Retype only the lines from the one containing "Output the Python" through the one containing "plt.rcParams['mathtext.rm'] = 'Liberation", both included, word for word. Pictures stay out of the copy.

#### Information given

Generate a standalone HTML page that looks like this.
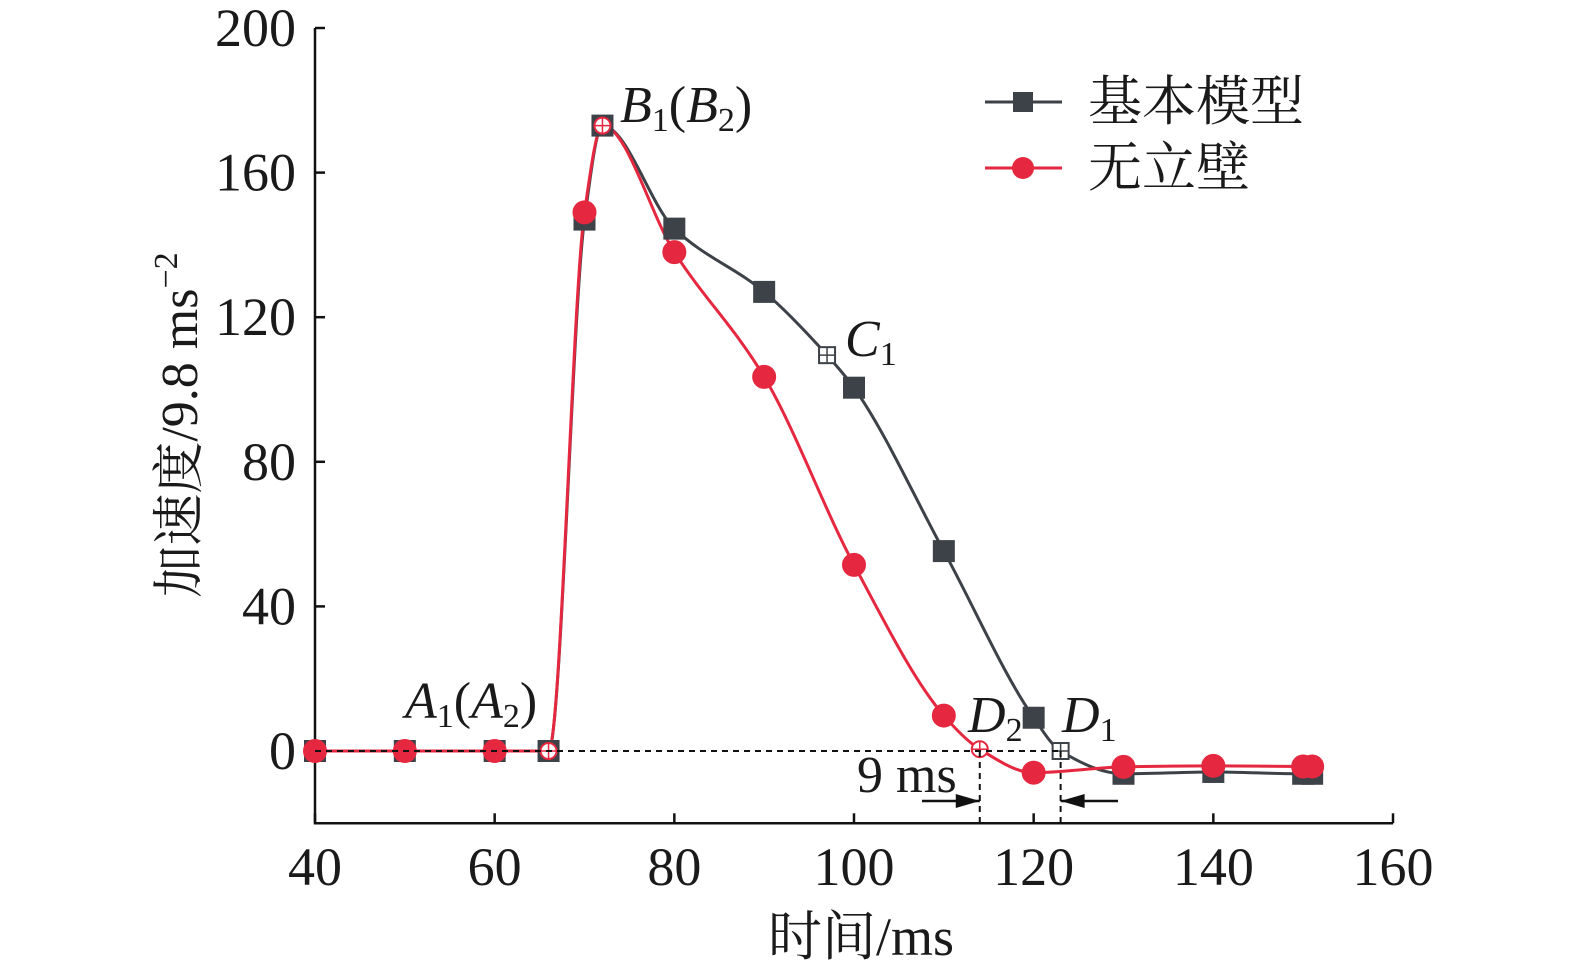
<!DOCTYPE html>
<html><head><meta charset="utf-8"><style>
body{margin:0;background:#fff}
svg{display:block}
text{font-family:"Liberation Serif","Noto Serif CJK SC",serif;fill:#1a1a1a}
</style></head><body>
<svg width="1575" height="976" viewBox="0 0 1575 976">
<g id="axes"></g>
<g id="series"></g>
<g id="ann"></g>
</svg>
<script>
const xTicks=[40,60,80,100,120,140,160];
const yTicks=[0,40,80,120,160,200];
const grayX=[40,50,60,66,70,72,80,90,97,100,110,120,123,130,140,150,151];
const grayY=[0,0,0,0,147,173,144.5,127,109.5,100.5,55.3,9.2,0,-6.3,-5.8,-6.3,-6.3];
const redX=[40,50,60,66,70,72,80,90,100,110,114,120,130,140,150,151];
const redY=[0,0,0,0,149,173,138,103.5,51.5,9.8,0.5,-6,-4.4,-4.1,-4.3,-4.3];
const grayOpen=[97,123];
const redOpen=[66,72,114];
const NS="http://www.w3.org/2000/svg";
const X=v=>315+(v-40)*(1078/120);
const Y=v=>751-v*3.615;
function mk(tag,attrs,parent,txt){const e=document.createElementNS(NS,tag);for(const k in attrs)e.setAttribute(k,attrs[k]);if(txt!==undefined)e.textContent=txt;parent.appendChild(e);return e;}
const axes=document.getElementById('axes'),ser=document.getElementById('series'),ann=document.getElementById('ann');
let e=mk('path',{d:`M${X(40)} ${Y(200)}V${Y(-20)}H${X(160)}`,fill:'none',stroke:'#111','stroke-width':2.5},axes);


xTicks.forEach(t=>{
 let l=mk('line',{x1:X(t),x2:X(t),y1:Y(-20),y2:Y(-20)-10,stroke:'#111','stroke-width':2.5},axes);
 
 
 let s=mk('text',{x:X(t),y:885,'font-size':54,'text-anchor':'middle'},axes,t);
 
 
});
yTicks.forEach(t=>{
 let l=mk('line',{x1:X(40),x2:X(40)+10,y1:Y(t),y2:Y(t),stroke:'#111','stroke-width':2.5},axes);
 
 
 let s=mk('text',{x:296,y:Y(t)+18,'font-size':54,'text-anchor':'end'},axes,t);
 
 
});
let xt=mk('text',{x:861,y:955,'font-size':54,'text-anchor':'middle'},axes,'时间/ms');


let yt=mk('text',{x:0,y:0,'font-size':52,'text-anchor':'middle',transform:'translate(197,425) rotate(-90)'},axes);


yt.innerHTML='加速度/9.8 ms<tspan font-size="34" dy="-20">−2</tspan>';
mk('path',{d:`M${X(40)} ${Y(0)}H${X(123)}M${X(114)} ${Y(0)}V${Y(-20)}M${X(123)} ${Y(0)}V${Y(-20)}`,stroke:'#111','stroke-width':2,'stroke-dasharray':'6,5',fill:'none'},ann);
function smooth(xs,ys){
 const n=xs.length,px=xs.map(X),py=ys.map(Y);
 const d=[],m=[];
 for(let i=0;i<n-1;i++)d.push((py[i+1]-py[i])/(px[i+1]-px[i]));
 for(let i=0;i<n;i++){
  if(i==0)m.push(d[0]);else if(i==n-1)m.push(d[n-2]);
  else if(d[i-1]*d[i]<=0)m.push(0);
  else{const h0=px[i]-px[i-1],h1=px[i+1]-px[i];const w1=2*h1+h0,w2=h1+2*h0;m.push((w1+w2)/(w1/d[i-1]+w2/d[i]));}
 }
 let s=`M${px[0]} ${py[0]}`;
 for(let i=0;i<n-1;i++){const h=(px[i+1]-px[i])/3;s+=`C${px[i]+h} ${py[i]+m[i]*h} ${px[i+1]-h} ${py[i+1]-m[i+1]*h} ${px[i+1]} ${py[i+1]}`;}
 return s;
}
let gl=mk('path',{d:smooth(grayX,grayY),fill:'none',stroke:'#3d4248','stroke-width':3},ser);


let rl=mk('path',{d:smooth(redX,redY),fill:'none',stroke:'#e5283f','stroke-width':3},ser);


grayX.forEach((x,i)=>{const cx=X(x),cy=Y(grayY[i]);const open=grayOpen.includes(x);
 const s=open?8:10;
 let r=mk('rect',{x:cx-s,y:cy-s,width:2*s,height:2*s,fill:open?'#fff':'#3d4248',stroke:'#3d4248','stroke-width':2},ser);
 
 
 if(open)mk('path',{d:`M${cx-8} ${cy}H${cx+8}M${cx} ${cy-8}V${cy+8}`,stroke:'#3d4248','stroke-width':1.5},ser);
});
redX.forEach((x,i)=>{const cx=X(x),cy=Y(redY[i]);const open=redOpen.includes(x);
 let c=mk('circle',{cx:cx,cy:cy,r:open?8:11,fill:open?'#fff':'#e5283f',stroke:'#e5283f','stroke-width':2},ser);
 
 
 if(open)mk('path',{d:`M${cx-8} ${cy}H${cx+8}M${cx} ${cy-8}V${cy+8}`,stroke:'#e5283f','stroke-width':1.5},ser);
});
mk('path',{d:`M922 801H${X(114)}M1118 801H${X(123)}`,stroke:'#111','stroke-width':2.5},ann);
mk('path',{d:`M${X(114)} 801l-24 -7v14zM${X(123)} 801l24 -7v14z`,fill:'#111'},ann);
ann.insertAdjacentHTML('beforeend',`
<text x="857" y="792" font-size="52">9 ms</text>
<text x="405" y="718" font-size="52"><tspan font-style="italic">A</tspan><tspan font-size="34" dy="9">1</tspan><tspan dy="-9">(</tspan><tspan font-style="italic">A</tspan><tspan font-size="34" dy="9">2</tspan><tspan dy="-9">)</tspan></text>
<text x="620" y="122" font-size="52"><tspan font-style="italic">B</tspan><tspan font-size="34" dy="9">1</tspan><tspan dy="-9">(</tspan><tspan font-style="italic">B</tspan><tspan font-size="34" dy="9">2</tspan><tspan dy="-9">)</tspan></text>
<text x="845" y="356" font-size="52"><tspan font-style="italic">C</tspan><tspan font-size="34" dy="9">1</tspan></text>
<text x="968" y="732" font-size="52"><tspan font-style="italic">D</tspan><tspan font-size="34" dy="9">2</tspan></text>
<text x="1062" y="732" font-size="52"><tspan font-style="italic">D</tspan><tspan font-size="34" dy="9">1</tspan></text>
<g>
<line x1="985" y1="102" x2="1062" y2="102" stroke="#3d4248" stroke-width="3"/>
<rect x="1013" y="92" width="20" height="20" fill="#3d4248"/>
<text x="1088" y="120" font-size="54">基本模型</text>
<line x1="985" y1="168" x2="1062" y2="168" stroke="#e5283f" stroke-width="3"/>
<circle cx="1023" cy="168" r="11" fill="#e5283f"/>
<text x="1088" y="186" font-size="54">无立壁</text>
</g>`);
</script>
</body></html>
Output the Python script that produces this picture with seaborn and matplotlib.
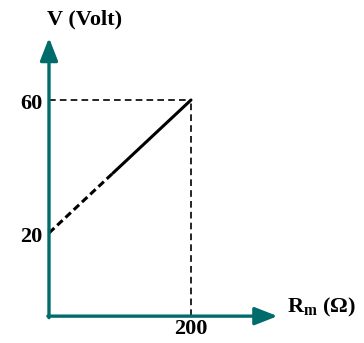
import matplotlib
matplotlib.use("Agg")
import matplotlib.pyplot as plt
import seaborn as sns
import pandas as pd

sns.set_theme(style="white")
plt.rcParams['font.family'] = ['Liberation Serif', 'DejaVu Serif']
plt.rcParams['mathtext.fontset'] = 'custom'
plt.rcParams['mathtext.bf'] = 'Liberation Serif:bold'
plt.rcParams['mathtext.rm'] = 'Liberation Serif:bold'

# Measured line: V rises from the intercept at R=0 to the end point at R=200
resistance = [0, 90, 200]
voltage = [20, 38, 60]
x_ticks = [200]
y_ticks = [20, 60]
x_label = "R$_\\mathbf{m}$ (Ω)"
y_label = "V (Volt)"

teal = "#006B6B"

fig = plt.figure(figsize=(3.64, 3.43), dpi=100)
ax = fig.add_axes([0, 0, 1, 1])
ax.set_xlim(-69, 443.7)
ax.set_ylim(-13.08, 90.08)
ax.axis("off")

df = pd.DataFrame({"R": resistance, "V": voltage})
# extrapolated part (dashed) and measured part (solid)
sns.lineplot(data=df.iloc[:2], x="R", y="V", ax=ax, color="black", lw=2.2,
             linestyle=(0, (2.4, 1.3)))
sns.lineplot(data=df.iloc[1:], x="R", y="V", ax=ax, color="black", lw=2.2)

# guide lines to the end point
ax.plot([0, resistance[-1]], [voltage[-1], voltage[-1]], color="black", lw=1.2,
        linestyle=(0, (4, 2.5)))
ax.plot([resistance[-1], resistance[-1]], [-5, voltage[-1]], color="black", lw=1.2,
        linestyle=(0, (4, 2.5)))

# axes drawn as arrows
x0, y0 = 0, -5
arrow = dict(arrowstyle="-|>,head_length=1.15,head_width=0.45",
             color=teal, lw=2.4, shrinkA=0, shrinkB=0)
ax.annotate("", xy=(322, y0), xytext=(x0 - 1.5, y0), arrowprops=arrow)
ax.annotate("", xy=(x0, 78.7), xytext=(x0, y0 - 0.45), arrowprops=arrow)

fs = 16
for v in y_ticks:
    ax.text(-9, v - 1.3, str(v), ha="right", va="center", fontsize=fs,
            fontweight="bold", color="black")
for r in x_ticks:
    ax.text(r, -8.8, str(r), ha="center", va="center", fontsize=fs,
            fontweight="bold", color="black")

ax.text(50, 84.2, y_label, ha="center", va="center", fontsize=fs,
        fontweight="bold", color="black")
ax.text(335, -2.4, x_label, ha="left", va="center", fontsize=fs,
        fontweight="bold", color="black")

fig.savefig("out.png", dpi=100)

########

■ Exercise answer ■
Output the Python script that produces this picture with seaborn and matplotlib.
import matplotlib
matplotlib.use("Agg")
import matplotlib.pyplot as plt
import seaborn as sns
import pandas as pd

sns.set_theme(style="white")
plt.rcParams['font.family'] = ['Liberation Serif', 'DejaVu Serif']
plt.rcParams['mathtext.fontset'] = 'custom'
plt.rcParams['mathtext.bf'] = 'Liberation Serif:bold'
plt.rcParams['mathtext.rm'] = 'Liberation Serif:bold'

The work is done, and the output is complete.